■ WRITTEN EXERCISE ■
Below are some records. Output the lines from the first one through the line that holds "(other) at (1392,246)", exactly as written, with no pictures.

■ RECORDS FOR THE TASK ■
+++

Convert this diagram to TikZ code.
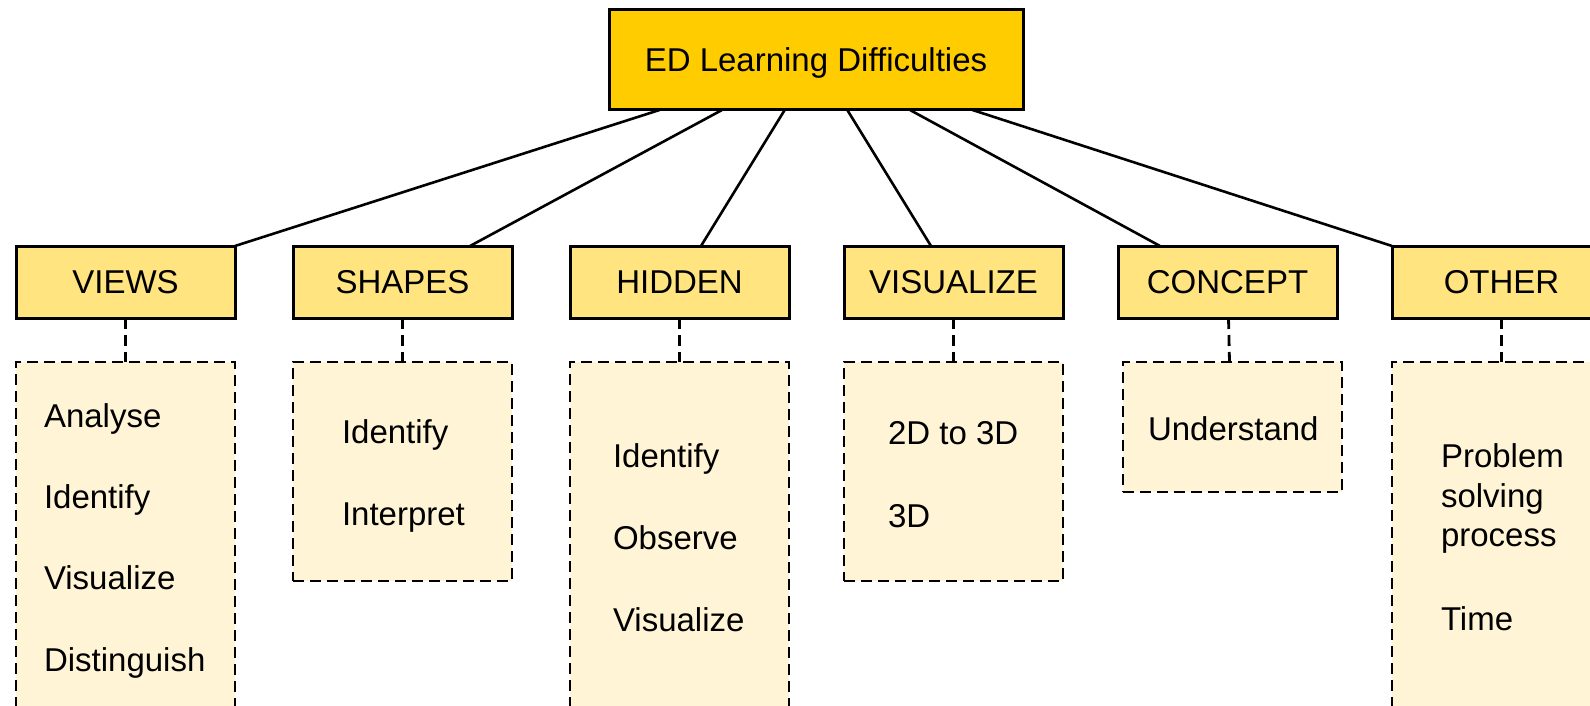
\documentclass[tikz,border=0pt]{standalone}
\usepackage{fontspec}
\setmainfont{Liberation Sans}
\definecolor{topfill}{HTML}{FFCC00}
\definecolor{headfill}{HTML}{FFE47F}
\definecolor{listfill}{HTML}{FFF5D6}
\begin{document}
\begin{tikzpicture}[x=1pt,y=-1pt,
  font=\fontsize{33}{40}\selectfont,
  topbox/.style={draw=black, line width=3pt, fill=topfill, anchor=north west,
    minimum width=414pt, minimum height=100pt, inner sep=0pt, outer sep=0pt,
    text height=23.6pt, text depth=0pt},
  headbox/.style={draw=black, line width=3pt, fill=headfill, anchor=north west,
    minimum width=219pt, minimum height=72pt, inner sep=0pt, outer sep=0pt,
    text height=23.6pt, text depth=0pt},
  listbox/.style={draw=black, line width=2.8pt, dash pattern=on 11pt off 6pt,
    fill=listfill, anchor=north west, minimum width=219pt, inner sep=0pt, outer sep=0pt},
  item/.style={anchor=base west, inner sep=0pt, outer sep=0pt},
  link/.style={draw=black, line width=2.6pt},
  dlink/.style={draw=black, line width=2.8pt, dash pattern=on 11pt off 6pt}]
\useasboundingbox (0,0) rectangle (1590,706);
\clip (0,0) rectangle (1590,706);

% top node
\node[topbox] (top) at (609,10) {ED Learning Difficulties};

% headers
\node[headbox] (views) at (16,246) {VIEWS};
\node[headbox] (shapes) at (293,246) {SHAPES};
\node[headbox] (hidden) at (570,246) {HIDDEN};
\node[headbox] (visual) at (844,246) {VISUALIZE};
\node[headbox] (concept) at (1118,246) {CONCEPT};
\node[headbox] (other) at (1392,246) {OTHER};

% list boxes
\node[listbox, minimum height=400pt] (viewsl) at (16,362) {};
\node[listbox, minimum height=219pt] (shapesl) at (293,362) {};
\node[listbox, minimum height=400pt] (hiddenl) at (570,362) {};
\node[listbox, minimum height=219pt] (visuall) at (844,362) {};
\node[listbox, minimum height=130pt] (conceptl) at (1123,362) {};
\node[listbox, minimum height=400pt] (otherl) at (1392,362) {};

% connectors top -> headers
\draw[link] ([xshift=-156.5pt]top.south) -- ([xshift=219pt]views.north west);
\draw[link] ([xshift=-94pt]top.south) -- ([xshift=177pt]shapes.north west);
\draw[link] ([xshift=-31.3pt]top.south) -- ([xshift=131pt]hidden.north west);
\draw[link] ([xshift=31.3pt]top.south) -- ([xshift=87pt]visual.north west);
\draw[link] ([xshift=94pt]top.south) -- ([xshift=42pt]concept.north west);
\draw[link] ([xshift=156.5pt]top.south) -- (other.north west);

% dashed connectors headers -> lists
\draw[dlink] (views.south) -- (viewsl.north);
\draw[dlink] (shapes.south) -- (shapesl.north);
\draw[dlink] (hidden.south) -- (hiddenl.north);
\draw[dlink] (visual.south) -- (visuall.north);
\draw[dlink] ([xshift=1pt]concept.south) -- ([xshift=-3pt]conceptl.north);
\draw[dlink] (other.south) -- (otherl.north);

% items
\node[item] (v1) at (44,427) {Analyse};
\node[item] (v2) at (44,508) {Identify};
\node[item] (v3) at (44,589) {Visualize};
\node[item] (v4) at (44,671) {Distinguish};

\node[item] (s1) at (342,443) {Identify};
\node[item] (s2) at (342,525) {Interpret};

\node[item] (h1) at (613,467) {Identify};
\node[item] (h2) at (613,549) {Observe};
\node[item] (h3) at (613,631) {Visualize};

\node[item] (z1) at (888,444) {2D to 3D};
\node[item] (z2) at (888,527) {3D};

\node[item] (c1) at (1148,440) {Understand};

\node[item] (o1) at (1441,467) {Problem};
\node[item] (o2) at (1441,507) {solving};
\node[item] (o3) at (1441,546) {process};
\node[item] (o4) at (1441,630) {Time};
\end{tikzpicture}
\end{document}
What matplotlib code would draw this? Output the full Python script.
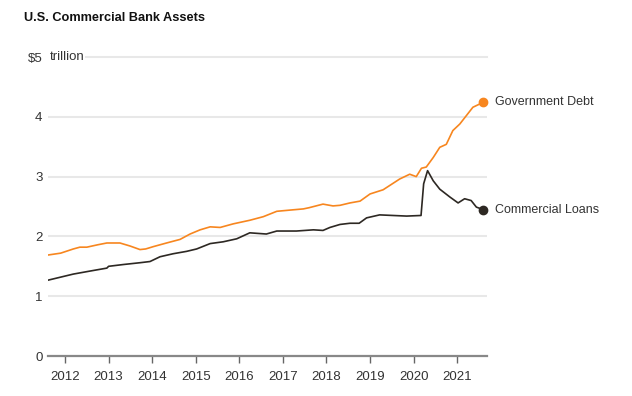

+++

■ RESPONSE BELOW ■
Convert this diagram to TikZ code.
\documentclass[tikz,border=0pt]{standalone}
\usepackage{fontspec}
\setmainfont{Liberation Sans}
\definecolor{topfill}{HTML}{FFCC00}
\definecolor{headfill}{HTML}{FFE47F}
\definecolor{listfill}{HTML}{FFF5D6}
\begin{document}
\begin{tikzpicture}[x=1pt,y=-1pt,
  font=\fontsize{33}{40}\selectfont,
  topbox/.style={draw=black, line width=3pt, fill=topfill, anchor=north west,
    minimum width=414pt, minimum height=100pt, inner sep=0pt, outer sep=0pt,
    text height=23.6pt, text depth=0pt},
  headbox/.style={draw=black, line width=3pt, fill=headfill, anchor=north west,
    minimum width=219pt, minimum height=72pt, inner sep=0pt, outer sep=0pt,
    text height=23.6pt, text depth=0pt},
  listbox/.style={draw=black, line width=2.8pt, dash pattern=on 11pt off 6pt,
    fill=listfill, anchor=north west, minimum width=219pt, inner sep=0pt, outer sep=0pt},
  item/.style={anchor=base west, inner sep=0pt, outer sep=0pt},
  link/.style={draw=black, line width=2.6pt},
  dlink/.style={draw=black, line width=2.8pt, dash pattern=on 11pt off 6pt}]
\useasboundingbox (0,0) rectangle (1590,706);
\clip (0,0) rectangle (1590,706);

% top node
\node[topbox] (top) at (609,10) {ED Learning Difficulties};

% headers
\node[headbox] (views) at (16,246) {VIEWS};
\node[headbox] (shapes) at (293,246) {SHAPES};
\node[headbox] (hidden) at (570,246) {HIDDEN};
\node[headbox] (visual) at (844,246) {VISUALIZE};
\node[headbox] (concept) at (1118,246) {CONCEPT};
\node[headbox] (other) at (1392,246) {OTHER};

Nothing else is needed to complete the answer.